The photography of Michelle Tran represents an incursion into the fabric of personal history and identity. Flatly and evenly lit, clean and geometric – thoroughly staged – her works ripple with personal symbolism, signifiers and data. Formalism is a tool by which she loosens her subjects from their milieu, or “makes strange”.
It is a quality that extends throughout Sky High, Tran’s debut solo exhibition. Across a suite of at first seemingly disparate photographs, we witness floating points in a lineage. But these moments, these markers or signifiers, are by no means passive. There is a tension and reconciliation at work here: the self-definition of young adulthood and the relics, resonances and aspirations of an outer-suburban Vietnamese-Australian youth.
In one work, a high jumper is captured mid flight, a harsh flash illuminating her body as she twists over the horizontal bar. The gesture of a hand, the tense muscle contours of the back and shoulders, the final kick of the legs – she flies stark, bright and heroic into the flat, alien black of the night sky, free from the Earth’s surface if just for an instant. It is beyond metaphor. Tran was a competitive high jumper as a schoolgirl in Dandenong. Here, she photographs a shadow of herself.
It is a shift. Where much of her previous work consisted of restaged self-portraits, Sky High sees her import protagonists into the frame.
A young man holds a large white pigeon, as if an offering. Though he grows a beard, his appearance seems boyish: his skin washed out by the flat, unforgiving flash, the bird huge and imposing in his hand. The fact that the pigeon is one of Tran’s father’s pets adds another layer. The image is untethered, neither here nor there. A figure from Tran’s present grips a glyph from her past.
There are further markers and relics. There is the roguish cat, held at arm’s length in childish mischievousness; there is the young woman who could be mistaken for a girl. Elaborate, garish pearl-white curtains spill to the floor, only to be mirrored, wraithlike, on spotlessly polished floorboards, their presence extended in an echo of suburban domestic pride. A waterfall tumbles from the sky, its limits seemingly unreachable.

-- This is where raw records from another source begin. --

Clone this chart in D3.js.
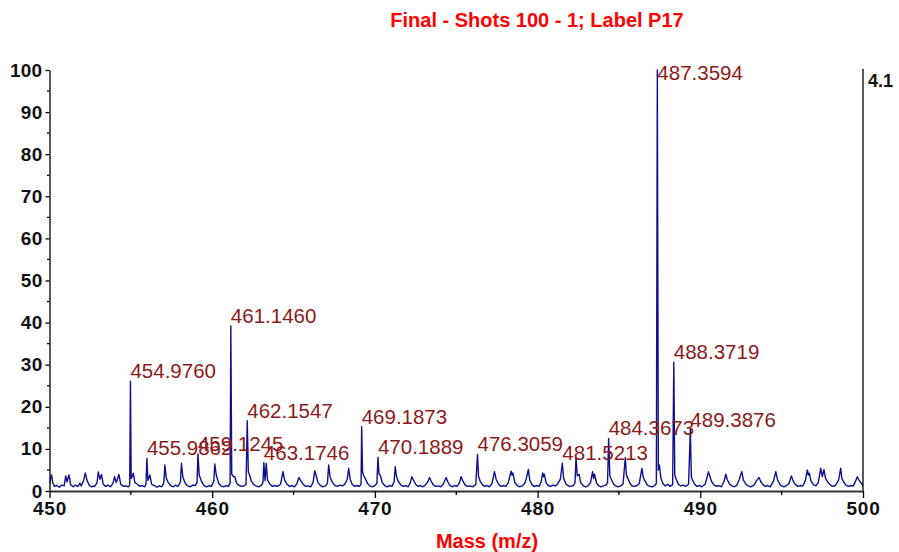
<!DOCTYPE html>
<html><head><meta charset="utf-8">
<script src="https://cdn.jsdelivr.net/npm/d3@7"></script>
<style>body{margin:0;background:#fff}svg{display:block}</style>
</head><body>
<svg id="c" width="899" height="552"></svg>
<script>
const title = "Final - Shots 100 - 1; Label P17";
const xTitle = "Mass (m/z)";
const rightLabel = "4.1";
const xTicks = [450, 460, 470, 480, 490, 500];
const yTicks = [0, 10, 20, 30, 40, 50, 60, 70, 80, 90, 100];

// labelled peaks
const peakMasses = [454.9760, 455.9862, 459.1245, 461.1460, 462.1547, 463.1746, 469.1873, 470.1889, 476.3059, 481.5213, 484.3673, 487.3594, 488.3719, 489.3876];
const peakHeights = [26.1, 7.8, 8.8, 39.2, 16.7, 6.7, 15.3, 8.0, 8.7, 6.6, 12.5, 100, 30.6, 14.6];

// profile spectrum: masses and intensities
const profMass = [450.00,450.05,450.13,450.2,450.3,450.45,450.6,450.75,450.9,451.0,451.08,451.2,451.3,451.45,451.6,451.75,451.87,451.95,452.1,452.2,452.3,452.45,452.6,452.8,452.92,453.0,453.1,453.2,453.3,453.45,453.6,453.75,453.9,454.0,454.1,454.27,454.38,454.55,454.7,454.85,454.93,454.976,455.02,455.1,455.15,455.25,455.4,455.55,455.7,455.85,455.93,455.986,456.05,456.17,456.28,456.45,456.6,456.75,456.9,457.03,457.09,457.18,457.3,457.45,457.6,457.75,457.9,458.05,458.11,458.2,458.35,458.5,458.65,458.8,458.95,459.07,459.1245,459.2,459.35,459.5,459.65,459.8,459.95,460.1,460.16,460.25,460.4,460.55,460.7,460.85,461.0,461.1,461.146,461.2,461.3,461.39,461.5,461.65,461.8,461.95,462.08,462.155,462.22,462.3,462.4,462.55,462.7,462.85,463.0,463.12,463.175,463.25,463.32,463.4,463.55,463.7,463.85,464.0,464.2,464.35,464.45,464.6,464.75,464.9,465.05,465.2,465.33,465.45,465.6,465.75,465.9,466.05,466.2,466.3,466.38,466.5,466.65,466.8,466.95,467.08,467.16,467.25,467.4,467.55,467.7,467.85,468.0,468.15,468.3,468.39,468.48,468.6,468.75,468.9,469.05,469.15,469.187,469.24,469.3,469.4,469.55,469.7,469.85,470.0,470.12,470.189,470.25,470.33,470.45,470.6,470.75,470.9,471.05,471.18,471.25,471.33,471.45,471.6,471.75,471.9,472.05,472.18,472.27,472.37,472.5,472.65,472.8,472.95,473.1,473.25,473.36,473.46,473.6,473.75,473.9,474.05,474.2,474.38,474.48,474.6,474.75,474.9,475.05,475.2,475.3,475.4,475.55,475.7,475.85,476.0,476.2,476.306,476.37,476.48,476.6,476.75,476.9,477.05,477.2,477.35,477.45,477.6,477.75,477.9,478.05,478.2,478.37,478.43,478.48,478.6,478.75,478.9,479.05,479.2,479.3,479.43,479.52,479.65,479.8,479.95,480.1,480.22,480.31,480.36,480.41,480.52,480.65,480.8,480.95,481.1,481.25,481.4,481.52,481.6,481.75,481.9,482.05,482.2,482.3,482.36,482.44,482.55,482.65,482.8,482.95,483.1,483.25,483.38,483.44,483.5,483.62,483.75,483.9,484.05,484.2,484.3,484.367,484.44,484.55,484.68,484.8,484.95,485.1,485.25,485.39,485.46,485.55,485.68,485.8,485.95,486.1,486.25,486.41,486.5,486.6,486.75,486.9,487.05,487.2,487.3,487.359,487.42,487.48,487.58,487.7,487.85,488.0,488.15,488.3,488.372,488.43,488.52,488.65,488.8,488.95,489.1,489.28,489.388,489.45,489.52,489.65,489.8,489.95,490.1,490.3,490.45,490.5,490.58,490.7,490.85,491.0,491.15,491.3,491.45,491.57,491.65,491.8,491.95,492.1,492.25,492.4,492.55,492.65,492.8,492.95,493.1,493.3,493.45,493.61,493.72,493.85,494.0,494.15,494.3,494.5,494.64,494.74,494.88,495.0,495.15,495.3,495.45,495.6,495.7,495.85,496.0,496.15,496.3,496.45,496.58,496.64,496.7,496.8,496.95,497.1,497.25,497.4,497.5,497.6,497.7,497.85,498.0,498.15,498.3,498.5,498.63,498.7,498.8,498.95,499.1,499.25,499.4,499.55,499.65,499.75,499.87,500.0];
const profInt = [1.5,2.8,3.8,2.0,1.1,1.3,0.9,1.4,1.2,3.6,2.2,3.8,1.5,1.0,1.4,1.1,1.9,1.2,2.5,4.3,2.6,1.3,1.0,1.2,2.0,4.5,2.8,3.9,1.6,1.1,1.4,1.0,1.8,3.4,2.0,3.9,1.6,1.1,1.2,1.0,1.4,26.1,3.0,3.6,4.2,2.0,1.6,1.1,1.3,1.0,1.6,7.8,2.5,3.8,1.6,1.3,0.9,1.2,1.0,2.0,6.2,3.0,2.0,1.3,1.0,1.4,1.1,2.2,6.6,3.2,1.8,1.2,1.0,1.4,1.3,2.0,8.8,3.8,2.2,1.3,1.0,1.3,1.1,2.3,6.4,3.8,1.8,1.2,1.0,1.3,1.1,1.8,39.2,4.0,3.4,3.4,1.9,1.3,1.1,1.2,1.6,16.7,4.5,3.8,2.4,1.5,1.2,1.0,1.3,2.0,6.7,2.5,6.6,2.6,1.6,1.1,1.3,1.1,1.6,4.6,2.6,1.6,1.1,1.3,1.0,1.7,3.2,2.4,1.5,1.1,1.2,1.0,2.0,4.8,3.8,2.0,1.3,1.0,1.2,1.8,6.2,3.2,2.0,1.3,1.1,1.4,1.2,1.6,2.8,5.4,2.8,1.6,1.1,1.3,1.1,1.6,15.3,4.5,3.8,3.0,1.8,1.2,1.0,1.3,1.8,8.0,4.0,3.8,2.0,1.3,1.0,1.3,1.1,2.2,5.8,3.4,2.2,1.4,1.1,1.3,1.0,2.0,3.4,2.6,1.6,1.1,1.3,1.0,1.4,2.2,3.2,2.3,1.4,1.1,1.2,1.0,1.6,3.2,2.2,1.4,1.0,1.3,1.1,2.0,3.4,2.4,1.4,1.1,1.2,1.0,1.5,8.7,3.5,2.2,1.5,1.1,1.3,1.0,1.8,4.6,2.8,1.6,1.1,1.3,1.1,2.0,4.7,3.8,4.3,2.0,1.3,1.0,1.2,1.8,2.8,5.1,2.6,1.5,1.1,1.3,1.1,2.2,4.3,3.4,4.0,2.0,1.3,1.1,1.4,1.2,1.8,2.8,6.6,3.0,1.6,1.2,1.1,1.3,2.0,7.8,3.6,4.0,2.0,1.3,1.0,1.2,2.0,4.6,3.0,4.0,1.9,1.3,1.0,1.2,1.4,2.0,12.5,3.6,2.6,1.6,1.2,1.0,1.2,1.6,7.9,3.8,3.0,1.8,1.2,1.1,1.3,1.8,5.4,3.2,2.4,1.4,1.1,1.0,1.3,1.8,100,5.0,6.2,3.0,1.8,1.2,1.6,1.1,1.5,30.6,3.8,2.8,1.6,1.2,1.4,1.1,1.6,14.6,3.4,2.6,1.6,1.1,1.3,1.0,1.6,3.8,4.6,3.6,2.2,1.4,1.1,1.3,1.0,2.2,4.0,2.8,1.6,1.2,1.0,1.4,2.8,4.6,2.6,1.6,1.2,1.0,1.4,2.4,3.2,2.2,1.5,1.1,1.3,1.0,2.4,4.6,2.8,1.6,1.2,1.0,1.3,1.8,3.6,2.4,1.5,1.1,1.3,1.2,2.4,5.0,3.8,4.2,2.4,1.5,1.2,2.0,5.4,3.4,5.1,3.0,2.0,1.4,1.1,1.3,2.6,5.4,3.0,2.2,1.4,1.1,1.3,1.2,2.4,3.4,2.6,2.0,1.2];

const svg = d3.select("#c");
const W = 899, H = 552;
const m = {left: 49.5, right: 899 - 863, top: 70, bottom: 552 - 491};
const x = d3.scaleLinear().domain([450, 500]).range([m.left, W - m.right]);
const y = d3.scaleLinear().domain([0, 100]).range([H - m.bottom, m.top]);

const FONT = "'Liberation Sans', Arial, Helvetica, sans-serif";

// title
svg.append("text").attr("x", 537).attr("y", 27).attr("text-anchor", "middle")
  .attr("font-family", FONT).attr("font-weight", "bold").attr("font-size", 20)
  .attr("fill", "#ff0000").text(title);

// x title
svg.append("text").attr("x", 487).attr("y", 548).attr("text-anchor", "middle")
  .attr("font-family", FONT).attr("font-weight", "bold").attr("font-size", 20)
  .attr("fill", "#ff0000").text(xTitle);

// spectrum line
const pts = profMass.map((d, i) => [d, profInt[i]]);
svg.append("defs").append("clipPath").attr("id", "clip").append("rect")
  .attr("x", x(450)).attr("y", 0).attr("width", x(500) - x(450)).attr("height", y(0) + 1);
svg.append("path").datum(pts)
  .attr("clip-path", "url(#clip)")
  .attr("fill", "none").attr("stroke", "#0f0f8f").attr("stroke-width", 1.4)
  .attr("stroke-linejoin", "round")
  .attr("d", d3.line().x(d => x(d[0])).y(d => y(d[1])));

// y axis (left)
const yAxis = d3.axisLeft(y).tickValues(yTicks).tickSize(4).tickSizeOuter(0).tickPadding(3).tickFormat(d3.format("d"));
const gy = svg.append("g").attr("transform", `translate(${x(450)},0)`).call(yAxis);
gy.select(".domain").attr("stroke", "#000").attr("stroke-width", 1.3);
gy.selectAll(".tick line").attr("stroke", "#000").attr("stroke-width", 1.3);
gy.selectAll(".tick text").attr("font-family", FONT).attr("font-weight", "bold")
  .attr("font-size", 19).attr("fill", "#111").attr("letter-spacing", 0.3);
// y minor ticks
const yMinor = d3.range(5, 100, 10);
svg.append("g").selectAll("line").data(yMinor).join("line")
  .attr("x1", x(450) - 2.5).attr("x2", x(450)).attr("y1", d => y(d)).attr("y2", d => y(d))
  .attr("stroke", "#000").attr("stroke-width", 1.3);

// right axis line
svg.append("line").attr("x1", x(500)).attr("x2", x(500)).attr("y1", y(100) - 1).attr("y2", y(0))
  .attr("stroke", "#000").attr("stroke-width", 1.3);
svg.append("text").attr("x", x(500) + 5).attr("y", 87)
  .attr("font-family", FONT).attr("font-weight", "bold").attr("font-size", 18)
  .attr("fill", "#111").text(rightLabel);

// x axis
const xAxis = d3.axisBottom(x).tickValues(xTicks).tickSize(7).tickSizeOuter(0).tickPadding(4).tickFormat(d3.format("d"));
const gx = svg.append("g").attr("transform", `translate(0,${y(0)})`).call(xAxis);
gx.select(".domain").attr("stroke", "#333").attr("stroke-width", 2.2);
gx.selectAll(".tick line").attr("stroke", "#000").attr("stroke-width", 1.3);
gx.selectAll(".tick text").attr("font-family", FONT).attr("font-weight", "bold")
  .attr("font-size", 19).attr("fill", "#111").attr("letter-spacing", 0.8);
const xMinor = d3.range(455, 500, 10);
svg.append("g").selectAll("line").data(xMinor).join("line")
  .attr("x1", d => x(d)).attr("x2", d => x(d)).attr("y1", y(0)).attr("y2", y(0) + 4)
  .attr("stroke", "#000").attr("stroke-width", 1.3);

// peak labels
svg.append("g").selectAll("text").data(peakMasses.map((d, i) => [d, peakHeights[i]])).join("text")
  .attr("x", d => x(d[0]))
  .attr("y", d => Math.max(y(d[1]) - 3, y(100) + 10))
  .attr("font-family", FONT).attr("font-size", 20.5).attr("fill", "#8b1a1a")
  .text(d => d[0].toFixed(4));
</script>
</body></html>
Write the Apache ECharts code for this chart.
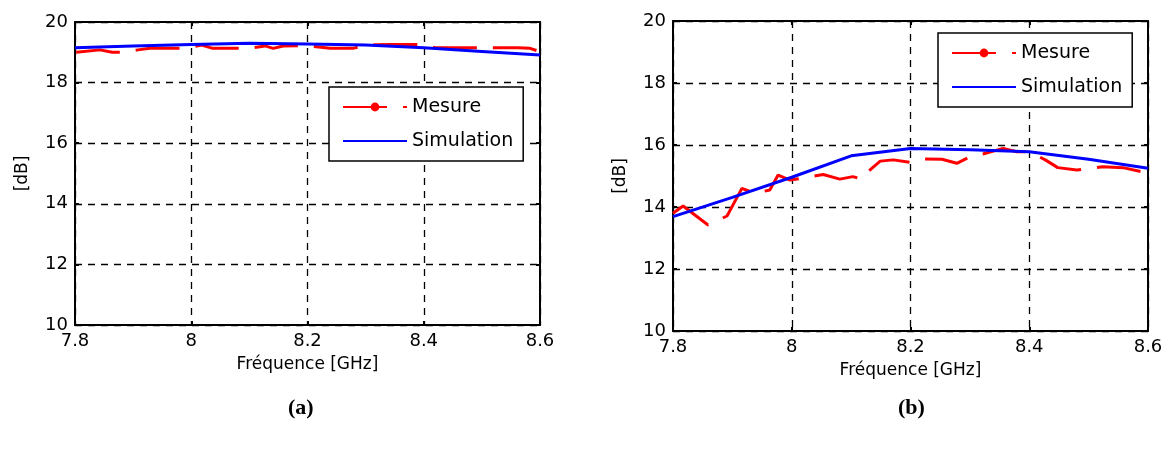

Much of the work’s poignancy comes down to Tran’s technique. Not unlike US photographer Roe Ethridge, it is her stylistic reductionism – her bare, geometric compositions and flat, impossibly even lighting – that allows her subjects to speak in such full voice. By loosening them from context she exposes their complexity.
But this exhibition, one feels, is still very much a personal body of work. As much as anything, Sky High seems an allegory for the ambiguousness of identity. While our lives can metamorphose, we are anchored however latently to our past.